**Short exercise**
Among the entries, which lines carry the string "matplotlib"? Copy each of them.

begin

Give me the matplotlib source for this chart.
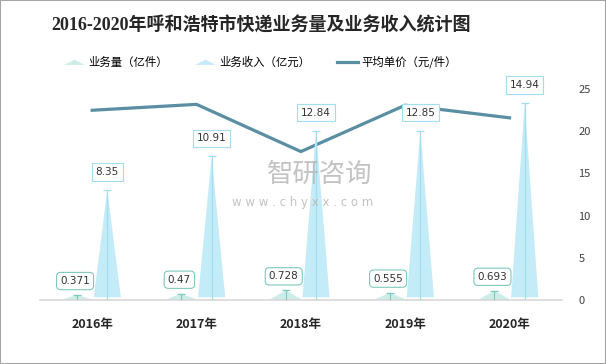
import matplotlib
matplotlib.use("Agg")
import matplotlib.pyplot as plt
from matplotlib.patches import Polygon, Rectangle
from matplotlib.lines import Line2D
from matplotlib.legend_handler import HandlerPatch

plt.rcParams['font.family'] = ['Noto Sans CJK SC', 'DejaVu Sans']

# 数据
years = ['2016年', '2017年', '2018年', '2019年', '2020年']
volume = [0.371, 0.47, 0.728, 0.555, 0.693]       # 业务量（亿件）
revenue = [8.35, 10.91, 12.84, 12.85, 14.94]      # 业务收入（亿元）
price = [22.5, 23.2, 17.6, 23.1, 21.6]            # 平均单价（元/件）

c_vol = '#cdeee8'
c_vol_edge = '#7ccabd'
c_rev = '#c4ebf8'
c_rev_edge = '#a3ddf0'
c_line = '#5a8ea3'

fig = plt.figure(figsize=(6.06, 3.64), dpi=100)
ax = fig.add_axes([0.066, 0.176, 0.861, 0.579])
ax2 = ax.twinx()

off = 0.145
hw = 0.13
for i in range(len(years)):
    # 业务量 triangle
    xv = i - off
    ax.add_patch(Polygon([[xv - 0.16, 0], [xv, volume[i]], [xv + 0.16, 0]],
                         closed=True, facecolor=c_vol, edgecolor='none', zorder=2))
    ax.plot([xv, xv], [0, volume[i]], color=c_vol_edge, lw=0.9, zorder=3)
    ax.plot([xv], [volume[i]], marker='_', ms=6, mew=0.9, color=c_vol_edge, zorder=3)
    ax.annotate(f'{volume[i]:g}', (xv, volume[i]), xytext=(-2, 14),
                textcoords='offset pixels', ha='center', va='center',
                fontsize=7.5, color='#333333', family=['DejaVu Sans'],
                bbox=dict(boxstyle='round,pad=0.35,rounding_size=0.4',
                          fc='white', ec=c_vol_edge, lw=0.8), zorder=5)
    # 业务收入 triangle
    xr = i + off
    ax.add_patch(Polygon([[xr - hw, 0.2], [xr, revenue[i]], [xr + hw, 0.2]],
                         closed=True, facecolor=c_rev, edgecolor='none', zorder=2))
    ax.plot([xr, xr], [0, revenue[i]], color=c_rev_edge, lw=0.9, zorder=3)
    ax.plot([xr], [revenue[i]], marker='_', ms=6, mew=0.9, color=c_rev_edge, zorder=3)
    ax.annotate(f'{revenue[i]:.2f}', (xr, revenue[i]), xytext=(0, 13),
                textcoords='offset pixels', ha='center', va='bottom',
                fontsize=7.5, color='#333333', family=['DejaVu Sans'],
                bbox=dict(boxstyle='square,pad=0.35', fc='white',
                          ec=c_rev_edge, lw=0.8), zorder=5)

ax.set_xlim(-0.5, len(years) - 0.5)
ax.set_ylim(0, 16)
ax.set_xticks(range(len(years)))
ax.set_xticklabels(years, fontsize=9, fontweight='bold', color='#262626')
ax.tick_params(axis='x', length=0, pad=13)
ax.set_yticks([])
for s in ['left', 'right', 'top']:
    ax.spines[s].set_visible(False)
    ax2.spines[s].set_visible(False)
ax.spines['bottom'].set_color('#d9d9d9')
ax.spines['bottom'].set_linewidth(1.2)
ax2.spines['bottom'].set_visible(False)

ax2.plot(range(len(years)), price, color=c_line, lw=2.3, zorder=4)
ax2.set_ylim(0, 25)
ax2.set_yticks([0, 5, 10, 15, 20, 25])
ax2.tick_params(axis='y', length=0, pad=12, labelsize=8, labelcolor='#404040')
ax2.set_zorder(ax.get_zorder() - 1)
ax.patch.set_visible(False)

# watermark
fig.text(0.528, 0.52, '智研咨询', fontsize=19, color='#b4b4b4', ha='center', va='center', alpha=0.8)
fig.text(0.50, 0.445, 'w w w . c h y x x . c o m', fontsize=8.5, color='#b4b4b4',
         ha='center', va='center', family=['DejaVu Sans'], alpha=0.8)

# legend
def tri_patch(legend, orig_handle, xdescent, ydescent, width, height, fontsize):
    return Polygon([[-xdescent, -ydescent + height * 0.1],
                    [-xdescent + width / 2, -ydescent + height * 0.75],
                    [-xdescent + width, -ydescent + height * 0.1]], closed=True)

h1 = Polygon([[0, 0], [1, 1], [2, 0]], facecolor=c_vol, edgecolor='none')
h2 = Polygon([[0, 0], [1, 1], [2, 0]], facecolor=c_rev, edgecolor='none')
h3 = Line2D([], [], color=c_line, lw=2.3)
fig.legend([h1, h2, h3], ['业务量（亿件）', '业务收入（亿元）', '平均单价（元/件）'],
           loc='center', bbox_to_anchor=(0.43, 0.83), ncol=3, frameon=False,
           fontsize=8.2, handlelength=1.8, columnspacing=2.4, handletextpad=0.3,
           handler_map={Polygon: HandlerPatch(patch_func=tri_patch)})

fig.text(0.43, 0.93, '2016-2020年呼和浩特市快递业务量及业务收入统计图',
         fontsize=13, fontweight='bold', color='#262626', ha='center', va='center',
         family=['Liberation Serif', 'Noto Sans CJK SC'])

fig.patches.append(Rectangle((0, 0), 1, 1, transform=fig.transFigure, fill=False,
                             edgecolor='#a6a6a6', lw=1.5))

fig.savefig('out.png', dpi=100)
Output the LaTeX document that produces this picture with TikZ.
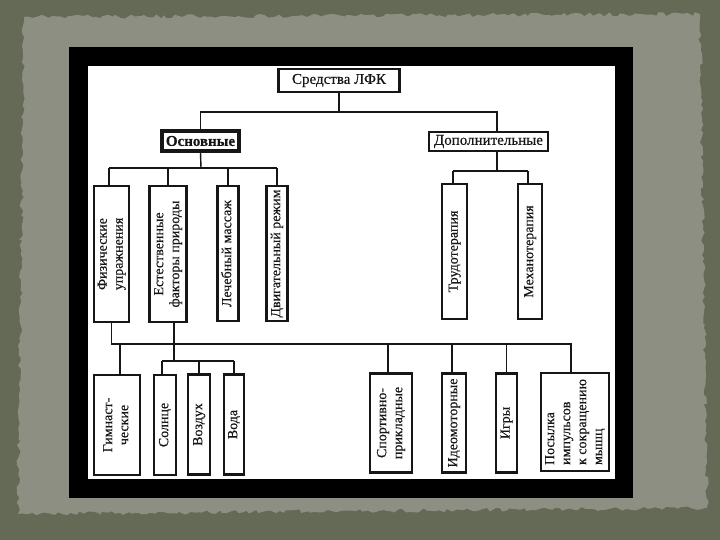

end

**Exercise output**
Give me the matplotlib source for this chart.
import matplotlib
matplotlib.use("Agg")
import matplotlib.pyplot as plt
from matplotlib.patches import Polygon, Rectangle
from matplotlib.lines import Line2D
from matplotlib.legend_handler import HandlerPatch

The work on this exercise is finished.